Symphony financial messaging eyes 150,000 users this year
Financial messaging venture Symphony expects to have up to 150,000 users this year, topping its previous estimate as banks and asset managers sign up to a system aimed at addressing concerns over security and the cost of monitoring staff online.
Chief Executive David Gurle told Reuters the messaging app, in which 18 of the world's biggest financial institutions have invested around $170 million, expected to reach 130,000-150,000 users this year, compared with an initial forecast of 100,000.
Symphony has so far attracted 75,000 users since its launch in September, and is aiming for 300,000 by 2018, he added.
Existing financial sector messaging systems, Instant Bloomberg messaging and Thomson Reuters' (TRI.TO) Eikon Messenger, have 327,000 and 250,000 users respectively.

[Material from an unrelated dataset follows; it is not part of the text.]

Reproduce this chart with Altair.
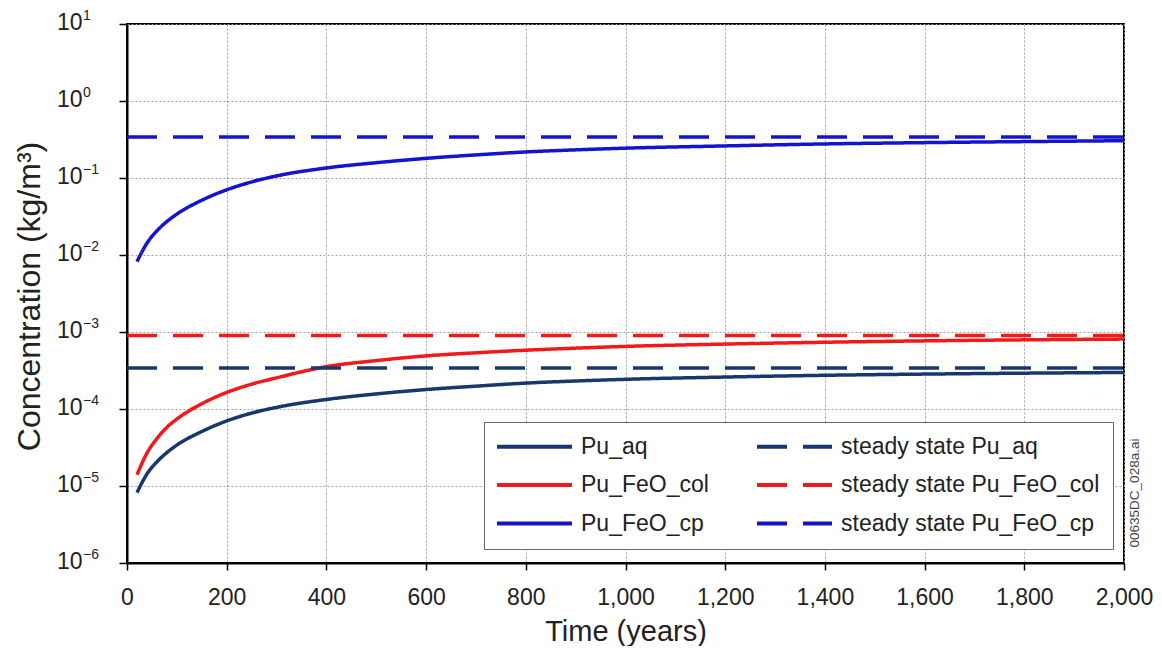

Under pressure to cut costs and to monitor employees more closely in the wake of a string of trading scandals, financial institutions are keen to slim down the number of communications systems they use.

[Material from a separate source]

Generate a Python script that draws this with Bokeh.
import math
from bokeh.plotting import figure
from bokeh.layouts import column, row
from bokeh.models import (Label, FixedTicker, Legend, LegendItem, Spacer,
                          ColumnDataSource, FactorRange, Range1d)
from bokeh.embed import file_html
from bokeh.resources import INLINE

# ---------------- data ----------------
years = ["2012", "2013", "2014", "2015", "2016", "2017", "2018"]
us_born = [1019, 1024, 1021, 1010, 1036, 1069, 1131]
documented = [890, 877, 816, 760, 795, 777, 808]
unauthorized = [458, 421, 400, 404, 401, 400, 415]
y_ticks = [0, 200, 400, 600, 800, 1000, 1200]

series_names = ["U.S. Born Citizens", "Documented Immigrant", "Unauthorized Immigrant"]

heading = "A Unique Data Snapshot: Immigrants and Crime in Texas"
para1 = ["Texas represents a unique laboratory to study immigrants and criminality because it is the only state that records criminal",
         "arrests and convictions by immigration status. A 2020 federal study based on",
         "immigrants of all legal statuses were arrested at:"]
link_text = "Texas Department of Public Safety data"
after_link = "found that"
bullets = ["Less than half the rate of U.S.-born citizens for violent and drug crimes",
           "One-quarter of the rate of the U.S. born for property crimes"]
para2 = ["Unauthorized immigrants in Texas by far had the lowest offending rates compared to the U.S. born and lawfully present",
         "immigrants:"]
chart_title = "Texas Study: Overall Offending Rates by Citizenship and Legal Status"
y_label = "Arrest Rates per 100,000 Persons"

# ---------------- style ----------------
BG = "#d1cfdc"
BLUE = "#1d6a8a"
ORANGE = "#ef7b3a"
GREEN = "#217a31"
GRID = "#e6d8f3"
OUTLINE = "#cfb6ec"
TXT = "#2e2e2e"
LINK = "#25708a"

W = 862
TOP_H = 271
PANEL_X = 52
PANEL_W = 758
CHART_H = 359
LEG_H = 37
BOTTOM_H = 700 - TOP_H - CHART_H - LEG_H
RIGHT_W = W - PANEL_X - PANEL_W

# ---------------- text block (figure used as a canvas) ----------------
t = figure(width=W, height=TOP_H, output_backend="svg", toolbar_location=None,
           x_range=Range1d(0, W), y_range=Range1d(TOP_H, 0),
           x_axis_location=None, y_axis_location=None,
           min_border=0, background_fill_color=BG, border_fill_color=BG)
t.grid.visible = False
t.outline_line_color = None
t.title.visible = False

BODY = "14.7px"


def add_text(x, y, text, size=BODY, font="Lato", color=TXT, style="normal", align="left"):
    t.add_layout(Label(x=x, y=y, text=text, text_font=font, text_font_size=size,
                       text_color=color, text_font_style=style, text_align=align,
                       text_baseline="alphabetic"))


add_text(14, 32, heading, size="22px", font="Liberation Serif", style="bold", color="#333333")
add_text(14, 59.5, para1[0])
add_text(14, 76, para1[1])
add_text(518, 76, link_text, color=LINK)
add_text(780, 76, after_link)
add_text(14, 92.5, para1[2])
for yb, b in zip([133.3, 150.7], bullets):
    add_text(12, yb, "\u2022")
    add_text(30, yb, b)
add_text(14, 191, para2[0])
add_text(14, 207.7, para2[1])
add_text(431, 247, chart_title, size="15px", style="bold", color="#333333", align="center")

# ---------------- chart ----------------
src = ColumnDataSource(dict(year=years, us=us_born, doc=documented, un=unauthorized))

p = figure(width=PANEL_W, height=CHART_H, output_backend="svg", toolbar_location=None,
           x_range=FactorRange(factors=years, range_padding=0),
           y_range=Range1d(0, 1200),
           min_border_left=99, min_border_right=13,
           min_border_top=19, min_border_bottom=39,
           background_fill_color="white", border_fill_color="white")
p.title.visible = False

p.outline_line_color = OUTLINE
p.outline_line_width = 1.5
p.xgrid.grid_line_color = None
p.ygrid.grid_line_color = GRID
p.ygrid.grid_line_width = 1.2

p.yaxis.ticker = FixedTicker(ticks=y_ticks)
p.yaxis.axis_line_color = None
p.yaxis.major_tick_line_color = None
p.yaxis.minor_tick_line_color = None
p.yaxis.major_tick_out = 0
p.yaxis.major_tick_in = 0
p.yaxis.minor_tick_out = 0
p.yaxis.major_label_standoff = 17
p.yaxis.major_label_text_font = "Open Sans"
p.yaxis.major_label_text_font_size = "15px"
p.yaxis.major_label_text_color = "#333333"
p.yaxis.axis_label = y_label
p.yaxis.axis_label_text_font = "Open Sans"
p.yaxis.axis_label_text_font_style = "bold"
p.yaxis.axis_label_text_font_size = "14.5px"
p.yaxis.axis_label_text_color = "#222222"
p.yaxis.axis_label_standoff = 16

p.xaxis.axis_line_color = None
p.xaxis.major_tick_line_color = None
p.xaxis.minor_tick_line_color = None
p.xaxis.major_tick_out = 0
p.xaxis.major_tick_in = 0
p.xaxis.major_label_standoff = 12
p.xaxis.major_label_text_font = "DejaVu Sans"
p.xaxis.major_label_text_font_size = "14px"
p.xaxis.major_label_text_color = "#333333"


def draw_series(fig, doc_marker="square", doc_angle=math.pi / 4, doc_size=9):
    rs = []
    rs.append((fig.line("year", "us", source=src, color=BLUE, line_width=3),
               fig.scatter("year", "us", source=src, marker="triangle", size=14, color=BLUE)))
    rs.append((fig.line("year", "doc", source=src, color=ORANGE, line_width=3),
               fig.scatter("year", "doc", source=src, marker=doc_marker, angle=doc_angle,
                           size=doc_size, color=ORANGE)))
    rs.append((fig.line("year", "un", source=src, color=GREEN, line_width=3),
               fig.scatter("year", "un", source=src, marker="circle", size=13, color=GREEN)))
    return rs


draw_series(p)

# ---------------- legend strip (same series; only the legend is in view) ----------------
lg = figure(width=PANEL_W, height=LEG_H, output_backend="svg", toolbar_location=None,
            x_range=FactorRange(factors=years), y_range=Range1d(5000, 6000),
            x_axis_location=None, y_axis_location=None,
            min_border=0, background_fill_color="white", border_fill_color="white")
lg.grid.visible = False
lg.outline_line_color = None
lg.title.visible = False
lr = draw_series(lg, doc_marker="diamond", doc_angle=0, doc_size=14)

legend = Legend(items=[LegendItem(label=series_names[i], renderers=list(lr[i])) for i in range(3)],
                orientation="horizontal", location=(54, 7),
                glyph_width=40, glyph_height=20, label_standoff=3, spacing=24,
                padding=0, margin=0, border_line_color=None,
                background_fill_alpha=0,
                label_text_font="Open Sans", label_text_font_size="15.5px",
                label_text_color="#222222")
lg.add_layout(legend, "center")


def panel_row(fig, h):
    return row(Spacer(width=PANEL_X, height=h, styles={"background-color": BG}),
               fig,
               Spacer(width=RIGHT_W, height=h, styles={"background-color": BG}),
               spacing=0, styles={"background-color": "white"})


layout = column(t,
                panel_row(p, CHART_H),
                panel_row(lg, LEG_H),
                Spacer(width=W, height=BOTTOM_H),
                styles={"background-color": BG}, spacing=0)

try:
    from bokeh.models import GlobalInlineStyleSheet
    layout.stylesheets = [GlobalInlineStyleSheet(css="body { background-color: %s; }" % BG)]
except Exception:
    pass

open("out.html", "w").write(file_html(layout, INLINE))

But they are also wary of losing access to widely-used messaging systems, such as AOL and Yahoo Messenger, that have become popular in different financial markets.
Gurle said in an interview that Symphony would still allow users to access many popular messaging apps via its system, but communications would be channeled through its platform, thereby limiting IT and compliance costs for customers.

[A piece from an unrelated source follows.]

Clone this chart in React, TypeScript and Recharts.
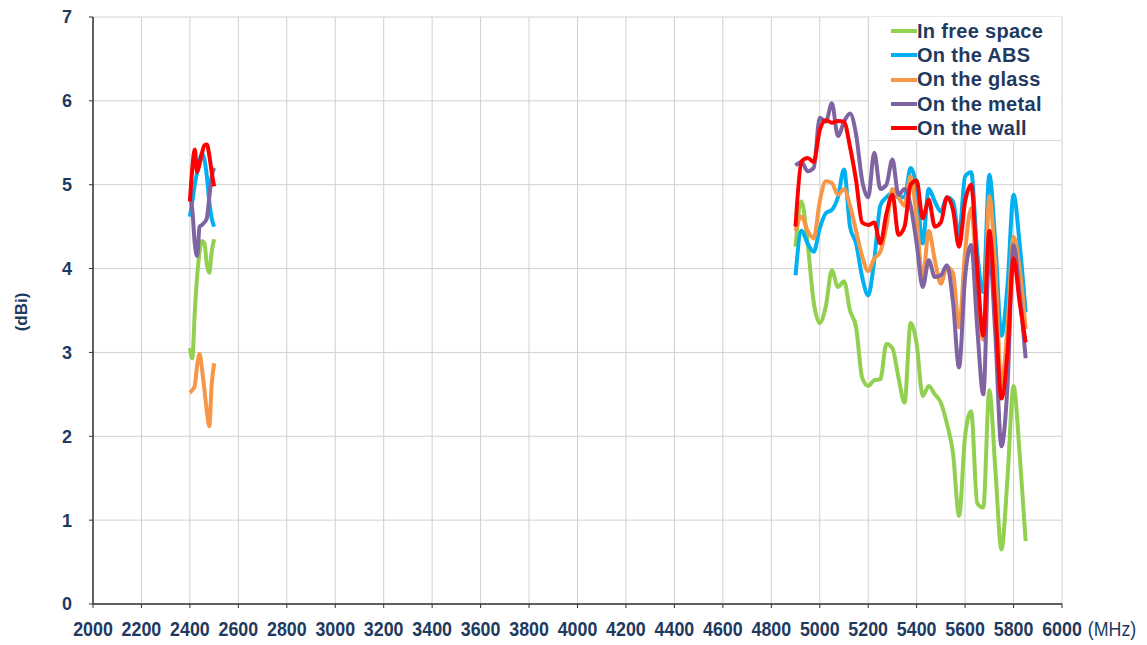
import { LineChart, Line, XAxis, YAxis, CartesianGrid } from 'recharts'

document.body.style.margin = '0'

const freqLow = [2400, 2410, 2420, 2430, 2440, 2450, 2460, 2470, 2480, 2490, 2500]
const freqHigh = [
  4900, 4925, 4950, 4975, 5000, 5025, 5050, 5075, 5100, 5125, 5150, 5175, 5200,
  5225, 5250, 5275, 5300, 5325, 5350, 5375, 5400, 5425, 5450, 5475, 5500, 5525,
  5550, 5575, 5600, 5625, 5650, 5675, 5700, 5725, 5750, 5775, 5800, 5825, 5850,
]

const freeSpaceLow = [3.05, 2.93, 3.47, 3.91, 4.2, 4.33, 4.3, 4.05, 3.95, 4.2, 4.35]
const absLow = [4.62, 4.8, 5.0, 5.15, 5.3, 5.37, 5.3, 5.1, 4.8, 4.6, 4.5]
const glassLow = [2.52, 2.55, 2.6, 2.85, 2.98, 2.8, 2.55, 2.3, 2.12, 2.62, 2.87]
const metalLow = [4.85, 4.7, 4.3, 4.15, 4.5, 4.52, 4.55, 4.6, 4.85, 5.1, 5.2]
const wallLow = [4.8, 5.2, 5.42, 5.15, 5.25, 5.38, 5.47, 5.48, 5.35, 5.15, 4.98]

const freeSpaceHigh = [
  4.26, 4.8, 4.3, 3.6, 3.35, 3.55, 3.98, 3.78, 3.85, 3.5, 3.3, 2.7, 2.6,
  2.67, 2.68, 3.1, 3.05, 2.7, 2.4, 3.35, 3.1, 2.48, 2.6, 2.5, 2.4, 2.15,
  1.8, 1.05, 2.0, 2.3, 1.2, 1.15, 2.55, 1.6, 0.65, 1.5, 2.6, 1.8, 0.75,
]
const absHigh = [
  3.92, 4.45, 4.3, 4.2, 4.48, 4.66, 4.7, 4.85, 5.18, 4.5, 4.3, 3.9, 3.68,
  4.1, 4.75, 4.85, 4.9, 4.85, 4.85, 5.2, 4.95, 4.3, 4.95, 4.8, 4.68, 4.85,
  4.8, 4.4, 5.1, 5.15, 4.2, 3.72, 5.12, 4.3, 3.2, 3.8, 4.88, 4.3, 3.48,
]
const glassHigh = [
  4.45, 4.62, 4.45, 4.36, 4.8, 5.04, 5.02, 4.88, 4.95, 4.75, 4.45, 4.15, 3.97,
  4.12, 4.2, 4.5, 4.95, 4.85, 4.75, 5.1, 4.6, 3.87, 4.45, 4.1, 3.82, 4.02,
  3.95, 3.3, 4.2, 4.72, 3.8, 3.15, 4.86, 4.0, 2.6, 3.3, 4.38, 4.0, 3.28,
]
const metalHigh = [
  5.23, 5.27, 5.16, 5.2, 5.8, 5.75, 5.97, 5.58, 5.75, 5.85, 5.6, 5.05, 4.85,
  5.38, 4.95, 5.0, 5.3, 4.88, 4.95, 4.75, 4.3, 3.78, 4.1, 3.9, 3.92, 4.04,
  3.6, 2.82, 3.9, 4.28, 3.3, 2.5, 4.2, 3.2, 1.88, 2.6, 4.28, 3.7, 2.93,
]
const wallHigh = [
  4.5, 5.28, 5.32, 5.27, 5.65, 5.77, 5.74, 5.76, 5.75, 5.45, 5.05, 4.55, 4.52,
  4.55, 4.3, 4.65, 4.88, 4.4, 4.5, 5.0, 5.05, 4.6, 4.82, 4.5, 4.55, 4.85,
  4.7, 4.26, 4.8, 5.0, 4.0, 3.2, 4.45, 3.5, 2.45, 3.0, 4.12, 3.6, 3.12,
]

const xTicks = [2000, 2200, 2400, 2600, 2800, 3000, 3200, 3400, 3600, 3800, 4000,
  4200, 4400, 4600, 4800, 5000, 5200, 5400, 5600, 5800, 6000]
const yTicks = [0, 1, 2, 3, 4, 5, 6, 7]

const series = [
  { key: 'free', name: 'In free space', color: '#92D050' },
  { key: 'abs', name: 'On the ABS', color: '#00B0F0' },
  { key: 'glass', name: 'On the glass', color: '#F79646' },
  { key: 'metal', name: 'On the metal', color: '#8064A2' },
  { key: 'wall', name: 'On the wall', color: '#FF0000' },
]

const rowsLow = freqLow.map((f, i) => ({
  f, free: freeSpaceLow[i], abs: absLow[i], glass: glassLow[i], metal: metalLow[i], wall: wallLow[i],
}))
const rowsHigh = freqHigh.map((f, i) => ({
  f, free: freeSpaceHigh[i], abs: absHigh[i], glass: glassHigh[i], metal: metalHigh[i], wall: wallHigh[i],
}))
// null row breaks the lines between the two bands
const data = [...rowsLow, { f: 3700, free: null, abs: null, glass: null, metal: null, wall: null }, ...rowsHigh]

const FONT = '"Liberation Sans", Arial, sans-serif'
const NAVY = '#1F3A60'
const AXIS = '#333333'

const XTick = (props: any) => {
  const { x, y, payload } = props
  return (
    <g transform={`translate(${x},${y})`}>
      <text transform="scale(0.85,1)" textAnchor="middle" y={26} fill={NAVY}
        fontFamily={FONT} fontWeight="bold" fontSize={21}>{payload.value}</text>
    </g>
  )
}

const MhzLabel = (props: any) => {
  const vb = props.viewBox || { x: 93, y: 604, width: 969 }
  const x = vb.x + vb.width + 50
  return (
    <g transform={`translate(${x},${vb.y + 6})`}>
      <text transform="scale(0.85,1)" textAnchor="middle" y={26} fill={NAVY}
        fontFamily={FONT} fontSize={21}>(MHz)</text>
    </g>
  )
}

const DbiLabel = (props: any) => {
  const vb = props.viewBox || { x: 29, y: 17, height: 587 }
  const cx = vb.x - 8
  const cy = vb.y + vb.height / 2 + 1.5
  return (
    <text x={cx} y={cy} transform={`rotate(-90 ${cx} ${cy})`} textAnchor="middle"
      dominantBaseline="central" fill={NAVY} fontFamily={FONT} fontWeight="bold" fontSize={17}>
      (dBi)
    </text>
  )
}

function LegendBox() {
  return (
    <div style={{
      position: 'absolute', left: 868, top: 17, width: 193, height: 124,
      background: '#fff', border: '1px solid #d9d9d9', borderTop: 'none', borderRight: 'none',
      paddingTop: 2, boxSizing: 'border-box',
    }}>
      {series.map(s => (
        <div key={s.key} style={{ display: 'flex', alignItems: 'center', height: 24.3 }}>
          <span style={{ display: 'inline-block', width: 26, height: 4, marginLeft: 22, background: s.color }} />
          <span style={{ fontFamily: FONT, fontWeight: 'bold', fontSize: 20, color: NAVY, letterSpacing: 0.3, whiteSpace: 'nowrap' }}>
            {s.name}
          </span>
        </div>
      ))}
    </div>
  )
}

export default function App() {
  return (
    <div style={{ position: 'relative', width: 1147, height: 645, background: '#fff' }}>
      <LineChart width={1147} height={645} data={data}
        margin={{ top: 17, right: 85, bottom: 11, left: 29 }}>
        <CartesianGrid stroke="#d0d0d0" />
        <XAxis dataKey="f" type="number" domain={[2000, 6000]} ticks={xTicks} interval={0}
          height={30} tickSize={4} tick={<XTick />}
          axisLine={{ stroke: AXIS, strokeWidth: 1.5 }} tickLine={{ stroke: AXIS }}
          label={<MhzLabel />} />
        <YAxis type="number" domain={[0, 7]} ticks={yTicks} interval={0} width={64}
          tickSize={4} tickMargin={17}
          tick={{ fill: NAVY, fontFamily: FONT, fontWeight: 'bold', fontSize: 18 }}
          axisLine={{ stroke: AXIS, strokeWidth: 1.5 }} tickLine={{ stroke: AXIS }}
          label={<DbiLabel />} />
        {series.map(s => (
          <Line key={s.key} dataKey={s.key} name={s.name} type="monotone" stroke={s.color}
            strokeWidth={4} dot={false} activeDot={false} connectNulls={false}
            isAnimationActive={false} />
        ))}
      </LineChart>
      <LegendBox />
    </div>
  )
}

One of its targets was also to replace much of the communication currently done within and between financial institutions by email, he said.
Symphony, which counts 60 banks and other financial institutions as paying clients, should have recurring revenues of about $18 million by the end of this year as internal trials at customers give way to use between institutions, Gurle said
"The product has reached a stable, what I would call a functional level. We are starting cross company communications. In June we will get into one-to-many, many-to-many and other forms of external communications," he said.
"The community effect should kick off around September."
Gurle expected the venture, born of a Goldman Sachs internal IT project, would break even when it hits 300,000 of a potential 8 million users in the financial sector, probably in mid-2018.
While a number of banks told Reuters that Symphony had overcome internal barriers of regulatory compliance and cost, usage for now is confined to relatively small test groups.
Goldman said that roughly half of its 38,000-strong workforce was on the system. Others said there were plans for several thousand to be given access in pilot schemes this year.